Looking at the data, nobody turns on autohide, and many people turn off having the taskbar on top, ergo…
Doesn’t compute. Most people aren’t using the taskbar at all!
Your conclusion can not be substantiated with the available data.
According to the graphic, 99.1% of people have the “keep taskbar on top” option selected. So if by “many people” you mean 0.9%…
In many computer labs and libraries I’ve seen, the settings are locked or automatically reverted so users can’t customise much of the user interface. If you ask me, it’s not that users are necessarily satisfied with the defaults. They could be, but they might not have a choice anyway.
So I wonder if that data is also sent to Microsoft. They said it’s volunteered, but I don’t know much about it other than that.
Full disclosure: I barely scanned the original article.
An extract of the blog:
[[As an aside, Windows XP had Quick Launch turned off by default in an attempt to reduce the number of different launching surfaces throughout Windows. Based on your feedback, we quickly rectified this faux pas]]
Uh what?
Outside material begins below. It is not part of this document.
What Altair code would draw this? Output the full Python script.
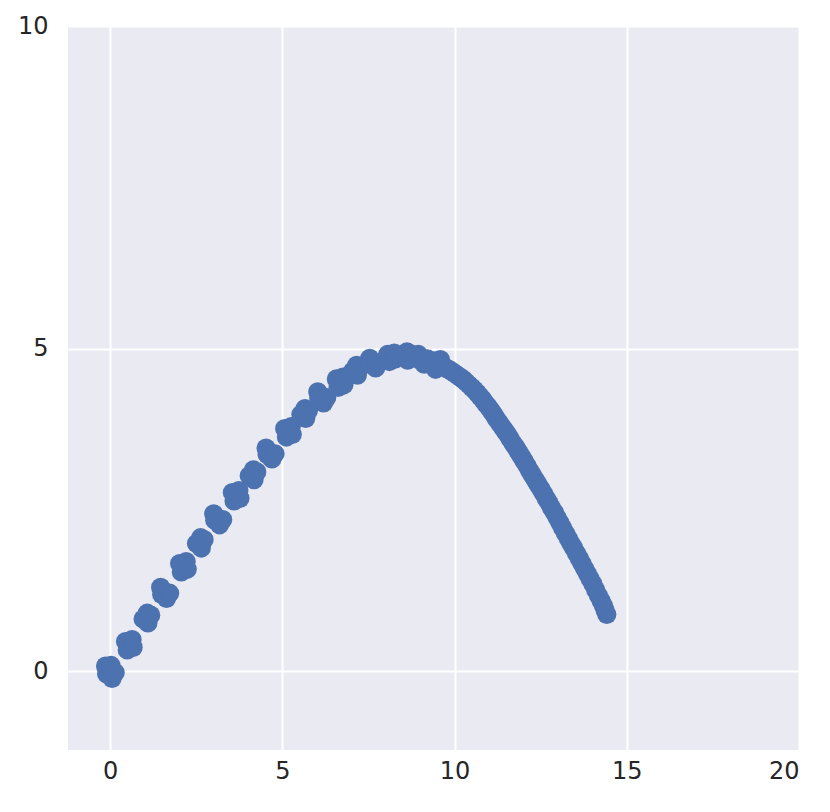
import altair as alt
import pandas as pd

# Early part: clusters of points along the rising branch
rise_x = [
    -0.13, -0.10, 0.06, 0.15, 0.03,
    0.45, 0.64, 0.50, 0.67,
    0.96, 1.08, 1.18, 1.10,
    1.47, 1.50, 1.64, 1.73,
    2.02, 2.21, 2.07, 2.24,
    2.51, 2.63, 2.73, 2.65,
    3.01, 3.04, 3.18, 3.27,
    3.55, 3.74, 3.60, 3.77,
    4.04, 4.16, 4.26, 4.18,
    4.53, 4.56, 4.70, 4.79,
    5.07, 5.26, 5.12, 5.29,
    5.54, 5.66, 5.76, 5.68,
    6.03, 6.06, 6.20, 6.29,
    6.57, 6.76, 6.62, 6.79,
    7.04, 7.16, 7.26, 7.18,
    7.54, 7.57, 7.71, 7.80,
    8.06, 8.25, 8.11, 8.28,
    8.50, 8.62, 8.72, 8.64,
    8.95, 8.98, 9.12, 9.21,
    9.40, 9.59, 9.45, 9.62,
]
rise_y = [
    0.08, -0.04, -0.11, -0.02, 0.09,
    0.46, 0.49, 0.33, 0.37,
    0.81, 0.90, 0.87, 0.75,
    1.30, 1.19, 1.13, 1.21,
    1.67, 1.70, 1.54, 1.58,
    1.98, 2.07, 2.04, 1.91,
    2.44, 2.34, 2.27, 2.35,
    2.77, 2.80, 2.64, 2.68,
    3.03, 3.12, 3.09, 2.97,
    3.46, 3.36, 3.29, 3.37,
    3.76, 3.79, 3.63, 3.67,
    3.98, 4.07, 4.04, 3.92,
    4.33, 4.23, 4.16, 4.24,
    4.53, 4.56, 4.40, 4.44,
    4.65, 4.74, 4.71, 4.59,
    4.85, 4.77, 4.70, 4.78,
    4.91, 4.93, 4.80, 4.84,
    4.88, 4.95, 4.92, 4.82,
    4.91, 4.83, 4.76, 4.84,
    4.81, 4.83, 4.68, 4.72,
]

# Later part: dense points along the falling branch
fall_x = [
    9.70, 9.78, 9.86, 9.94, 10.02, 10.10, 10.18, 10.26, 10.34, 10.42,
    10.50, 10.58, 10.66, 10.74, 10.82, 10.90, 10.98, 11.06, 11.14, 11.22,
    11.30, 11.38, 11.46, 11.54, 11.62, 11.70, 11.78, 11.86, 11.94, 12.02,
    12.10, 12.18, 12.26, 12.34, 12.42, 12.50, 12.58, 12.66, 12.74, 12.82,
    12.90, 12.98, 13.06, 13.14, 13.22, 13.30, 13.38, 13.46, 13.54, 13.62,
    13.70, 13.78, 13.86, 13.94, 14.02, 14.10, 14.18, 14.26, 14.32, 14.37,
    14.42,
]
fall_y = [
    4.72, 4.69, 4.67, 4.64, 4.61, 4.58, 4.55, 4.52, 4.48, 4.44,
    4.40, 4.36, 4.31, 4.26, 4.21, 4.15, 4.10, 4.04, 3.98, 3.91,
    3.85, 3.79, 3.73, 3.67, 3.60, 3.53, 3.47, 3.40, 3.33, 3.26,
    3.19, 3.11, 3.04, 2.97, 2.90, 2.83, 2.76, 2.68, 2.61, 2.53,
    2.46, 2.38, 2.30, 2.22, 2.14, 2.06, 1.98, 1.91, 1.83, 1.75,
    1.67, 1.59, 1.51, 1.43, 1.35, 1.26, 1.17, 1.09, 1.02, 0.95,
    0.88,
]

x_ticks = [0, 5, 10, 15, 20]
y_ticks = [0, 5, 10]

df = pd.DataFrame({"x": rise_x + fall_x, "y": rise_y + fall_y})

axis_common = dict(
    grid=True,
    gridColor="white",
    gridWidth=2,
    domain=False,
    ticks=False,
    labelFont="DejaVu Sans",
    labelFontSize=24,
    labelColor="#262626",
    title=None,
)

chart = (
    alt.Chart(df)
    .mark_circle(size=370, color="#4C72B0", opacity=1)
    .encode(
        x=alt.X(
            "x:Q",
            scale=alt.Scale(domain=[-1.22, 20], nice=False, zero=False),
            axis=alt.Axis(values=x_ticks, labelPadding=9, **axis_common),
        ),
        y=alt.Y(
            "y:Q",
            scale=alt.Scale(domain=[-1.22, 10], nice=False, zero=False),
            axis=alt.Axis(values=y_ticks, labelPadding=20, **axis_common),
        ),
    )
    .properties(
        width=731,
        height=724,
        autosize="none",
        padding={"left": 60, "top": 18, "right": 20, "bottom": 50},
        background="white",
    )
    .configure_view(fill="#EAEAF2", stroke=None)
)

chart.save("out.html", embed_options={"renderer": "svg", "actions": False})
Quick Launch is the first thing I disable on a new PC: I need space in the taskbar for *tasks*, if I want to open frequently an application: I put a shortcut on the desktop and use Win+D to iconify all the windows to access the shortcut: very easy and I can put more shortcuts in the desktop that in the quick launch bar..
On the other hand, the first thing I do on a fresh WinXP installation is to make the Quick Launch pad visible and store my most frequently used programs there.
I don’t use the desktop at all. I store my documents into folders. I admit though that I am a minority: most users fill their desktop with a lot of documents.
Quicklaunch is there to be always present. In order to get to Desktop, you`ve got to minimise everything, with QL, you don`t. That`s the whole point. It`s like MacOS` top bar.
Most of my users live by the quick launch bar. Most normal users don’t tend to care about the taskbar, they use ctrl-tab, at least the ones I work with.
No bluescreen in the demonstration.
Sorry i couldn’t resist
Bluescreen during the Windows 98 presentation:
http://www.youtube.com/watch?v=TGLhuF3L48U
*yawn*
Why is the windows task bar limited to a single entity with everything required to be on it? Why can I separate the notifications area and put it in a different place? Why can’t I use all four edges of my desktop for different items and control them separately?
Most of the time, I use a laptop with both the built-in screen and a larger LCD. I do most of my work on the LCD, and have lesser used things on the laptop screen. Particularly in that mode, I’d like to have the task band on the larger screen, but leave the notifications and QL on the laptop screen (although I wouldn’t mind pulling my clock off notifications; I ended up installing FoxClocks so I had a clock on my browser, its better but not perfect).
One thing I think is good with what I’ve seen of Vista is that there is only the Windows logo for the start area, not all the wasted space of the word. But, again, every keyboard built in about the past 10 years has a Windows key on it, why does the Start button need to be anything more than a QL icon?